There's nothing special about Nulla Nulla. It's just a partly cleared patch of a couple of thousand acres on the Upper Macleay near Bellbrook, which looks as it may have seen better days. A few decaying cottages close by the track is evidence that back in the 1930s about 25 families dairy-farmed there.
There's a bit of flat land - partly fenced, that suggests a cricket pitch a long time ago and nearby, a few crumbling stumps point to the fact that once a school house sat on them. Meandering through the country, sometimes alongside the track, sometimes behind the hills, there's a straggling creek that runs and stops at the whim of its source, the towering Sugarloaf Mountain.
Nulla Nulla would hardly warrant a pause by passing travellers.
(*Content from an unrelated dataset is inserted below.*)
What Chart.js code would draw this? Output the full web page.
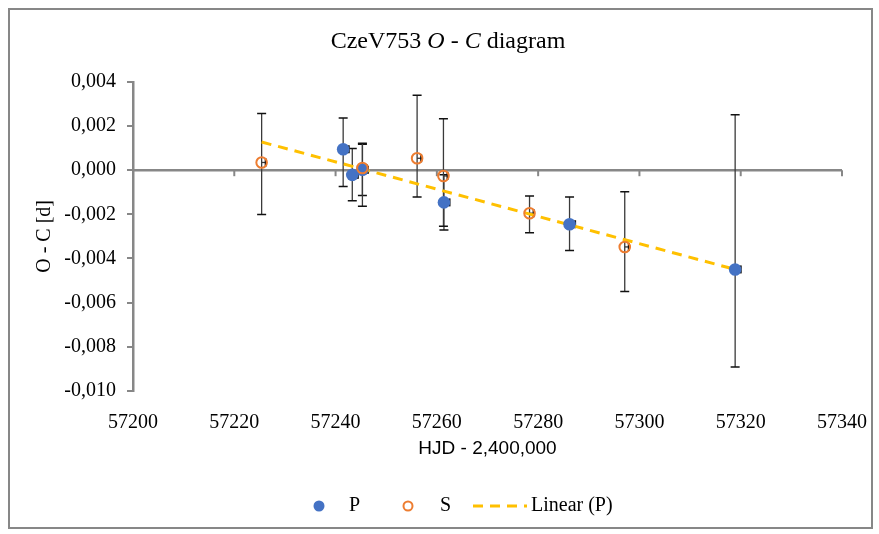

Its scenery isn't exactly commanding,-you see it anywhere in the hill country, just off the main Kempsey-Armidale Road.
So why write about it? It's just that Nulla has cradled some of our best bush bards, who wrote in simple style of a country we like to feel is still our own.
One of these was Ivy Waters who wrote in The Bulletin of yesteryear under the pen name of 'Babbling Brook'. One of her poems "The Old Rusty Bell" was put to music and sung by troubadour of country and western music, Slim Dusty. Christened David Gordon Kirkpatrick, Slim was born and raised at Nulla Nulla and so was his mate, that prolific songwriter Shorty Ranger.
The Kirkpatrick cottage - left vacant for many years, is on the historic Elsinore property of about 3000 acres, owned by the Rossiter family. It's been recently titivated up and is occupied once again. Slim and Shorty started out in the music business together in 1942, busking on Saturday mornings down-town Kempsey and then made it to the stage of The Mayfair Theatre and the local radio station. That was some time ago. Since those days they've gone their own way, coming together now and again - one as the songwriter and the other as the songster. As I write this story, Slim is appearing in a C & W show at Forster, while Shorty is also appearing in a C & W show, but at Bourke.
As for Nulla Nulla all these years, its gradually easing back to the way it was before the first "Giddyyaaap" and the crack of the whip sounded the approach of civilisation back in 840, but it did come alive for a few short violent months a couple of years back.
It seems the producer of "The Chant of Jimmie Blackmith" decided it was just the ideal location to provide a couple of sequences to the story. An old cottage alongside the track was taken over and done out as it would have looked at the time and a schoolhouse was erected close by. Well - not the complete building - just the facade, which was propped up.
While the action was on most days of the week, the dusty track was stirred up by the film makers coming and going and the many star gazers who wanted to "See them in the flesh". And when the dust settled, there wasn't a soul in sight. The Nulla had gone back to sleep.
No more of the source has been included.